As Florida Keys residents learned following the destructive Category 4 Hurricane Irma in September 2017, it can be tough to get licensed, qualified contractors to quickly get to work repairing your home or business following a tropical storm.Those contractors and their families may have evacuated and not yet returned, materials might be hard to come up and contractors might decide to repair their own homes first before hiring on to do others.

Be Aware of Scams

All of those factors can bring out scammers to a hurricane-damaged area. Using common sense, you can avoid those scammers taking advantage of you.

There are some basics, such as never buying a generator off a truck because it could be stolen or inoperable. In the same vein, it’s not a good idea to hire someone just riding through neighborhoods offering services cutting up downed foliage or doing roof repair. That deposit you give them might be gone forever as soon as the person drives away.

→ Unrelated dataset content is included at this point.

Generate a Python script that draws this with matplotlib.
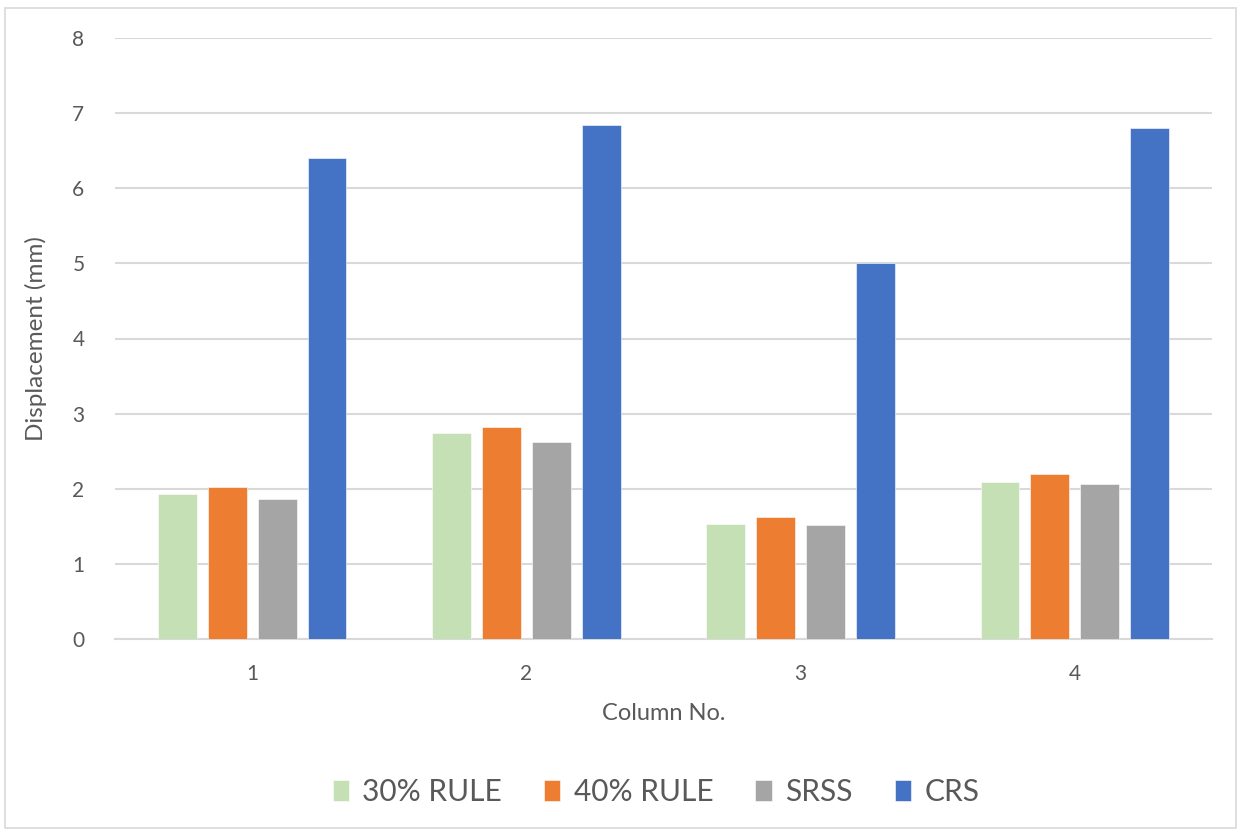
import matplotlib
matplotlib.use("Agg")
import matplotlib.pyplot as plt
import numpy as np
from matplotlib.patches import Rectangle

columns = ["1", "2", "3", "4"]
series_names = ["30% RULE", "40% RULE", "SRSS", "CRS"]
rule30 = [1.93, 2.74, 1.53, 2.09]
rule40 = [2.02, 2.82, 1.62, 2.20]
srss = [1.87, 2.62, 1.52, 2.06]
crs = [6.40, 6.84, 5.00, 6.80]
colors = ["#C5E0B4", "#ED7D31", "#A5A5A5", "#4472C4"]

plt.rcParams["font.family"] = ["Lato", "DejaVu Sans"]
text_color = "#595959"
grid_color = "#D9D9D9"

fig = plt.figure(figsize=(12.42, 8.31), dpi=100)
fig.patches.append(Rectangle((5 / 1242, 3 / 831), 1231 / 1242, 820 / 831,
                             transform=fig.transFigure, fill=False,
                             edgecolor=grid_color, linewidth=1.2))

ax = fig.add_axes([115 / 1242, 1 - 639 / 831, 1097 / 1242, 601 / 831])

x = np.arange(len(columns))
width = 0.142
pitch = 0.182
all_series = [rule30, rule40, srss, crs]
for i, (vals, name, col) in enumerate(zip(all_series, series_names, colors)):
    offset = (i - 1.5) * pitch
    ax.bar(x + offset, vals, width=width, color=col, label=name, zorder=3,
           edgecolor="white", linewidth=0.4)

ax.set_xlim(-0.5, 3.5)
ax.set_ylim(0, 8)
ax.set_yticks(range(0, 9))
ax.set_xticks(x)
ax.set_xticklabels(columns)
ax.yaxis.grid(True, color=grid_color, linewidth=1.5, zorder=0)
ax.set_axisbelow(True)
for s in ["top", "right", "left"]:
    ax.spines[s].set_visible(False)
ax.spines["bottom"].set_color(grid_color)
ax.spines["bottom"].set_linewidth(1.5)
ax.tick_params(axis="both", length=0, labelsize=15, labelcolor=text_color)
ax.tick_params(axis="y", pad=22)
ax.tick_params(axis="x", pad=18)

ax.set_xlabel("Column No.", fontsize=17, color=text_color, labelpad=14)
ax.set_ylabel("Displacement (mm)", fontsize=17.5, color=text_color, labelpad=18)

handles, labels = ax.get_legend_handles_labels()
fig.legend(handles, labels, loc="center", bbox_to_anchor=(656 / 1242, 1 - 792 / 831),
           ncol=4, frameon=False, fontsize=21.5, labelcolor=text_color,
           handlelength=0.55, handleheight=0.72, handletextpad=0.45, columnspacing=1.4)

fig.savefig("out.png", dpi=100, facecolor="white")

Only Hire Licensed Contractors

Never hire a contractor who doesn’t hold a state license. A license is one way to ensure the license holder is knowledgeable in his or her field and has passed muster with the state Department of Business and Professional Regulation. You can check on licenses through the My Florida License website and also by viewing a comprehensive list of registered contractors (PDF) on the Monroe County website.

Know What You Are Paying For

If possible, your insurance company should evaluate your structure before repair work starts to let you know what your policy covers.

When selecting a contractor, whether it be for roofing, structural, electrical, plumbing or other work, get several written, itemized estimates for repairs. If a contractor comes in with an extremely low estimate, it might be a warning sign about the contractor’s ability to do the job.

Verify Potential Contractors

Ask for references that can be verified. And check to ensure the company has insurance; ask for written proof of a current policy.

Quick Tips

Other tips from the Florida Attorney General’s Office include:

  • Check to see if the contractor is bonded and verify with the bonding agency.
  • Do not sign a certificate of completion or make final payment until you are satisfied with the work performed. Call your local building department and request an inspector come out to check it.
  • Homeowners may unknowingly have liens placed against their properties by suppliers or subcontractors who have not been paid by the contractor. If the contractor fails to pay them, the liens will remain on the title. Insist on releases of any liens that could be placed on the property from all subcontractors prior to making final payments.
  • Never pay the full amount of a repair up front and hesitate before providing large deposits. Florida law requires a contractor to apply for a permit within 30 days and start work within 90 days if he or she collects more than 10 percent of the contract up front.
  • Read the entire contract, including the fine print, before signing and ensure that the contract includes the required “buyer’s right to cancel” (within three days) language.